“IL GIORNO NON BASTA” PAOLO NOVELLI
Fotografia
GALLERIA MASSIMO MININI, VIA APOLLONIO 68, BRESCIA, BS, 25128, Italia
15/01/2022 - 26/02/2022
Fotografo determinato e per certi versi intransigente (più verso se stesso che nei confronti degli “altri”), Paolo Novelli insegue le proprie certezze più che i fantasmi, con una ricerca che mira a costruire un organismo immaginifico strutturato a priori. E questa è la sua terza personale da noi.
Le fotografie escono dalla sua mente, piccole e dense famiglie pensate e intuite ancor prima di essere scattate.
Si direbbe che siano proiezioni della sua volontà più che trouvailles. Sono figure che esistono e vivono appartate in attesa che il Nostro le sveli.
Velare, svelare, rivelare...spesso l’arte del XX secolo ha nascosto per meglio far vedere. Da Man Ray che avvolge oggetti con plastica e spago, a Christo che impacchetta fiumi, coste, edifici, a Burri che col Cretto di Gibellina nasconde una intera città sotto il cemento. E il vizio era già diffuso da secoli: i sottilissimi veli nelle sculture delle Àure nel tempio delle Nereidi a Xantos, ora al British, i panneggi agitati dai venti nel compianto di Bologna.
Ma chi vela provoca scientemente in chi guarda il desiderio di vedere meglio.
Ulisse ad esempio, che non perdeva mai occasione, quando vede Calypso coperta di veli la svela per meglio vedere ciò che già si immaginava e si intravvedeva chiaramente.
L’Apocalisse (apò Kalipsos) è una rivelazione della cosa desiderata, sognata, intuita; poi, dopo Giovanni, acquisterà il significato di rivelazione di segreti destini dell’umanità.
Ecco Novelli proietta fuori di sé le “sue” immagini del desiderio e poi va a cercarle nei tunnel, nei cimiteri, nelle nebbie della notte, e ora, nella duplice ricerca di senso, dietro persiane chiuse o finestre murate.

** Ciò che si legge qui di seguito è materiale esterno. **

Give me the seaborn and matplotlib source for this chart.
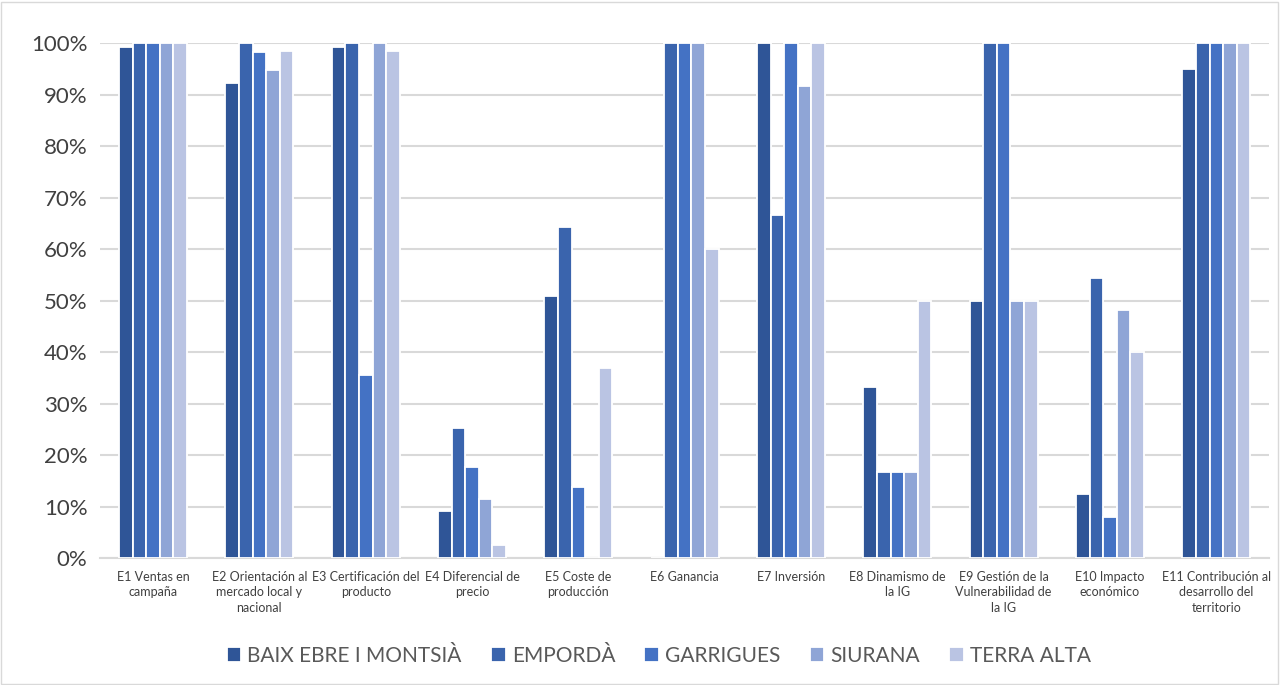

Ma non è una ricerca meramente formale. La fotografia è passata attraverso le forche caudine della forma (penso alle immagini del Bauhaus) a tal punto che, anche oggi, “forma” viene presa a simbolo, nome buono per riviste, gallerie, musei, libri.
La forma esiste, inutile cercare di sbarazzarsene, ma deve essere messa al servizio di un’idea, deve aiutare una interpretazione della realtà, deve lasciar intravvedere ciò che sta sotto la sottile pellicola che i bagni, lo sviluppo e la stampa hanno depositato sulla carta, in una trasparenza simile alla pittura ad olio con le sue velature.
Qui le velature sono i passaggi di grigio che l’analogico esalta, mentre il nuovissimo digitale è come l’acrilico: più freddo, tagliente.
Sì, la “forma” è necessaria, bella o brutta, ma non dimentichiamo il contenuto che deve dominare e non può farsi rubare la scena da Lei solo perché ha le ciglia finte.
Sì, perché se il problema non è la forma (decorazione) e nemmeno la materia (ricchezza), allora non resta che il contenuto, le idee, l’iperuranio. E dal settimo cielo siamo osservati, noi poveri mortali che ci interroghiamo sul nostro destino, mentre passiamo la vita in tristi stanze, nell’attesa di estinguere il mutuo per la casa color marrone con quelle cieche finestre che celano misteri.